# The request
Word for word, give the material below again, minus any images.

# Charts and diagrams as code
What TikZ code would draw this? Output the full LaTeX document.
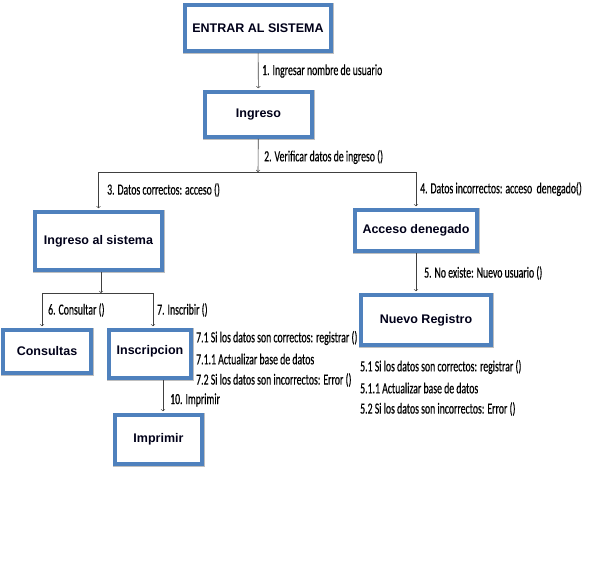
\documentclass[tikz,border=0pt]{standalone}
\usepackage{fontspec}
\setmainfont{Liberation Sans}
\newfontfamily\lblfont[FakeStretch=0.63,FakeBold=0.4]{Carlito}
\usetikzlibrary{calc}
\definecolor{boxblue}{RGB}{79,129,189}

\begin{document}
\begin{tikzpicture}[x=1pt,y=-1pt,
	caja/.style={draw=boxblue,line width=3.5pt,fill=white,preaction={draw=black!25,line width=5pt},
		font=\bfseries\fontsize{12.5}{14}\selectfont,text=black!90!blue,inner sep=0pt},
	flecha/.style={->,line width=0.6pt,black!75,shorten >=2pt},
	etiqueta/.style={anchor=west,inner sep=0pt,font=\lblfont\fontsize{15.5}{17}\selectfont}]
	
	\useasboundingbox (0,0) rectangle (598,566);
	
	% Define the boxes
	\node[caja,minimum width=146pt,minimum height=46pt] (entrar) at (258,28) {ENTRAR AL SISTEMA};
	\node[caja,minimum width=107pt,minimum height=45pt] (ingreso) at (258.5,114.5) {Ingreso};
	\node[caja,minimum width=127pt,minimum height=58pt] (sistema) at (98.5,241) {Ingreso al sistema};
	\node[caja,minimum width=122pt,minimum height=41pt] (denegado) at (416,230.5) {Acceso denegado};
	\node[caja,minimum width=130pt,minimum height=50pt] (registro) at (426,320) {Nuevo Registro};
	\node[caja,minimum width=88pt,minimum height=43pt] (consultas) at (47,351.5) {Consultas};
	\node[caja,minimum width=82pt,minimum height=48pt] (inscripcion) at (150,354) {\raisebox{8pt}{Inscripcion}};
	\node[caja,minimum width=87pt,minimum height=49pt] (imprimir) at (158.5,439.5) {Imprimir};
	
	% Split points of the connectors
	\coordinate (split1) at (258,172);
	\coordinate (split2) at (101,293);
	
	% Draw the connectors
	\draw[flecha] (entrar) -- (ingreso);
	\draw[flecha,shorten >=0pt] (ingreso) -- (split1);
	\draw[flecha] (split1) -| (sistema.north);
	\draw[flecha] (split1) -| (denegado.north);
	\draw[flecha,shorten >=0pt] (sistema.south -| split2) -- (split2);
	\draw[flecha] (split2) -| ([xshift=-5pt]consultas.north);
	\draw[flecha] (split2) -| ([xshift=3pt]inscripcion.north);
	\draw[flecha] (denegado) -- (denegado |- registro.north);
	\draw[flecha] ([xshift=4.5pt]imprimir.north |- inscripcion.south) -- ([xshift=4.5pt]imprimir.north);
	
	% Label the messages
	\node[etiqueta] (m1) at (262,71) {1. Ingresar nombre de usuario};
	\node[etiqueta] (m2) at (264,157) {2. Verificar datos de ingreso ()};
	\node[etiqueta] (m3) at (107,190) {3. Datos correctos: acceso ()};
	\node[etiqueta] (m4) at (420,189) {4. Datos incorrectos: acceso\ \ denegado()};
	\node[etiqueta] (m5) at (424,273) {5. No existe: Nuevo usuario ()};
	\node[etiqueta] (m6) at (48,310) {6. Consultar ()};
	\node[etiqueta] (m7) at (157,310) {7. Inscribir ()};
	\node[etiqueta] (m71) at (196,338) {7.1 Si los datos son correctos: registrar ()};
	\node[etiqueta] (m711) at (196,359) {7.1.1 Actualizar base de datos};
	\node[etiqueta] (m72) at (196,380) {7.2 Si los datos son incorrectos: Error ()};
	\node[etiqueta] (m10) at (170,400) {10. Imprimir};
	\node[etiqueta] (m51) at (360,367) {5.1 Si los datos son correctos: registrar ()};
	\node[etiqueta] (m511) at (360,388) {5.1.1 Actualizar base de datos};
	\node[etiqueta] (m52) at (360,409) {5.2 Si los datos son incorrectos: Error ()};
	
\end{tikzpicture}
\end{document}
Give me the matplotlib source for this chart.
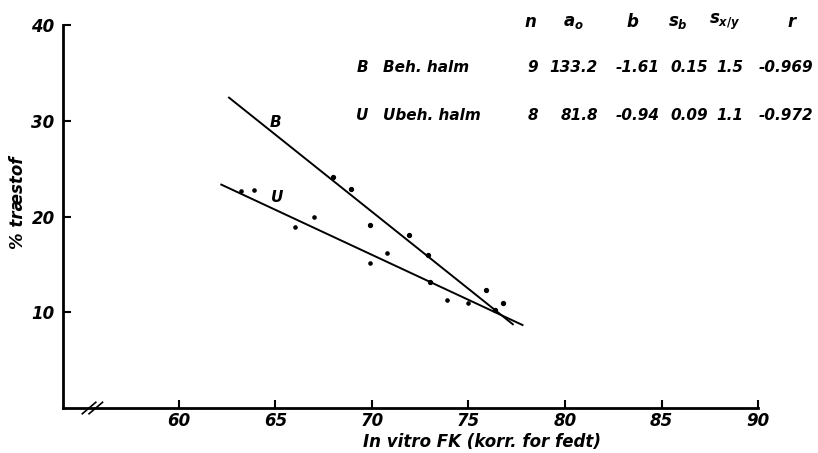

# Response to this task
What TikZ code would draw this? Output the full LaTeX document.
\documentclass[tikz,border=0pt]{standalone}
\usepackage{fontspec}
\setmainfont{Liberation Sans}
\newfontfamily\lblfont[FakeStretch=0.63,FakeBold=0.4]{Carlito}
\usetikzlibrary{calc}
\definecolor{boxblue}{RGB}{79,129,189}

\begin{document}
\begin{tikzpicture}[x=1pt,y=-1pt,
	caja/.style={draw=boxblue,line width=3.5pt,fill=white,preaction={draw=black!25,line width=5pt},
		font=\bfseries\fontsize{12.5}{14}\selectfont,text=black!90!blue,inner sep=0pt},
	flecha/.style={->,line width=0.6pt,black!75,shorten >=2pt},
	etiqueta/.style={anchor=west,inner sep=0pt,font=\lblfont\fontsize{15.5}{17}\selectfont}]
	
	\useasboundingbox (0,0) rectangle (598,566);
	
	% Define the boxes
	\node[caja,minimum width=146pt,minimum height=46pt] (entrar) at (258,28) {ENTRAR AL SISTEMA};
	\node[caja,minimum width=107pt,minimum height=45pt] (ingreso) at (258.5,114.5) {Ingreso};
	\node[caja,minimum width=127pt,minimum height=58pt] (sistema) at (98.5,241) {Ingreso al sistema};
	\node[caja,minimum width=122pt,minimum height=41pt] (denegado) at (416,230.5) {Acceso denegado};
	\node[caja,minimum width=130pt,minimum height=50pt] (registro) at (426,320) {Nuevo Registro};
	\node[caja,minimum width=88pt,minimum height=43pt] (consultas) at (47,351.5) {Consultas};
	\node[caja,minimum width=82pt,minimum height=48pt] (inscripcion) at (150,354) {\raisebox{8pt}{Inscripcion}};
	\node[caja,minimum width=87pt,minimum height=49pt] (imprimir) at (158.5,439.5) {Imprimir};
	
	% Split points of the connectors
	\coordinate (split1) at (258,172);
	\coordinate (split2) at (101,293);
	
	% Draw the connectors
	\draw[flecha] (entrar) -- (ingreso);
	\draw[flecha,shorten >=0pt] (ingreso) -- (split1);
	\draw[flecha] (split1) -| (sistema.north);
	\draw[flecha] (split1) -| (denegado.north);
	\draw[flecha,shorten >=0pt] (sistema.south -| split2) -- (split2);
	\draw[flecha] (split2) -| ([xshift=-5pt]consultas.north);
	\draw[flecha] (split2) -| ([xshift=3pt]inscripcion.north);
	\draw[flecha] (denegado) -- (denegado |- registro.north);
	\draw[flecha] ([xshift=4.5pt]imprimir.north |- inscripcion.south) -- ([xshift=4.5pt]imprimir.north);
	
	% Label the messages
	\node[etiqueta] (m1) at (262,71) {1. Ingresar nombre de usuario};
	\node[etiqueta] (m2) at (264,157) {2. Verificar datos de ingreso ()};
	\node[etiqueta] (m3) at (107,190) {3. Datos correctos: acceso ()};
	\node[etiqueta] (m4) at (420,189) {4. Datos incorrectos: acceso\ \ denegado()};
	\node[etiqueta] (m5) at (424,273) {5. No existe: Nuevo usuario ()};
	\node[etiqueta] (m6) at (48,310) {6. Consultar ()};
	\node[etiqueta] (m7) at (157,310) {7. Inscribir ()};
	\node[etiqueta] (m71) at (196,338) {7.1 Si los datos son correctos: registrar ()};
	\node[etiqueta] (m711) at (196,359) {7.1.1 Actualizar base de datos};
	\node[etiqueta] (m72) at (196,380) {7.2 Si los datos son incorrectos: Error ()};
	\node[etiqueta] (m10) at (170,400) {10. Imprimir};
	\node[etiqueta] (m51) at (360,367) {5.1 Si los datos son correctos: registrar ()};
	\node[etiqueta] (m511) at (360,388) {5.1.1 Actualizar base de datos};
	\node[etiqueta] (m52) at (360,409) {5.2 Si los datos son incorrectos: Error ()};
	
\end{tikzpicture}
\end{document}
Give me the matplotlib source for this chart.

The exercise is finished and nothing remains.